Browder’s budget recommends eliminating 28 full-time positions in counseling services out of 132, reducing the number to 104 district-wide. That includes doing away with all eight graduation coaches and all eight High School Career Resource Advisors. Superintendent Browder says compared to other school districts, Anchorage has more counselors. And many of the programs that employ them were initially paid for by grants, which have run out. What Browder says he envisions is fewer counselors per school who are generalists — sort of super counselors that can handle anything.
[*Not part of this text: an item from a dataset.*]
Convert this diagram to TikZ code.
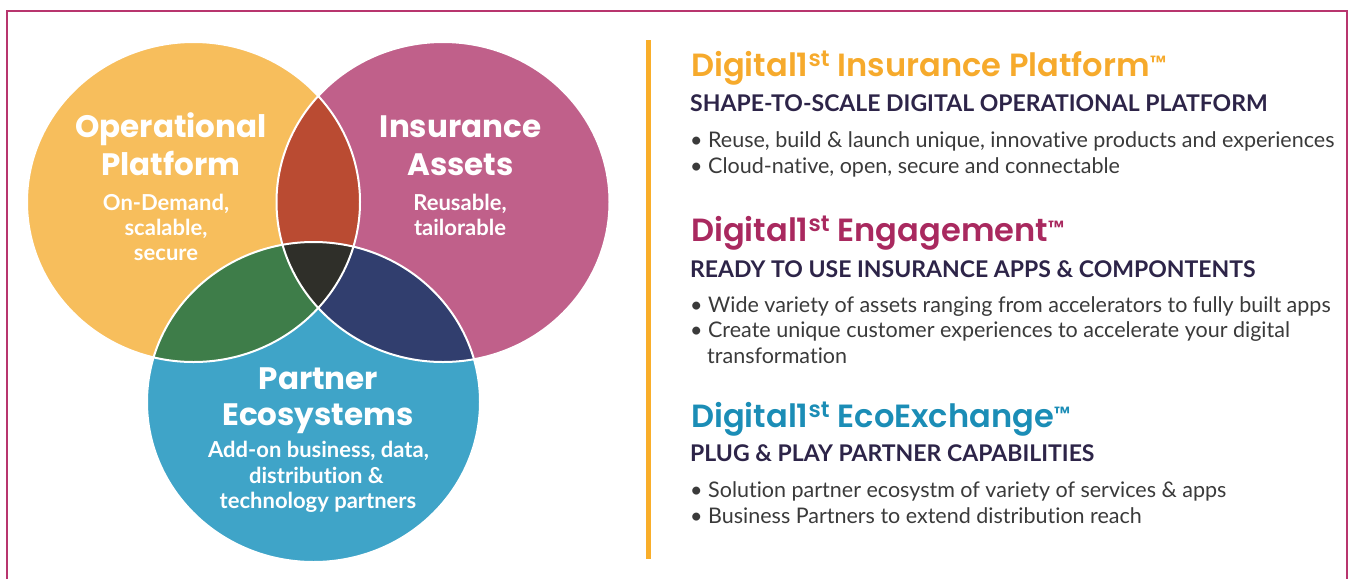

“Anybody inside of the suite should be able to handle any issue. And I think we’re realigning in a way that will provide better service for parents, students and the school as we move forward,” Browder said.
Back at Service High School the kids who benefit from the graduation coach say they don’t know what they’d do without her. Johnny Meszaros says he would not be back in school.
“I was planning on dropping out my sophomore year. I actually got kicked out of school for drugs and stuff and she put me on the right track. We wouldn’t be having this conversation if she wasn’t here,” Meszaros said.
The School Board will be accepting public testimony on the proposed 2013-2014 budget on Monday, February 4th at the Anchorage Education Center beginning at 6:30pm.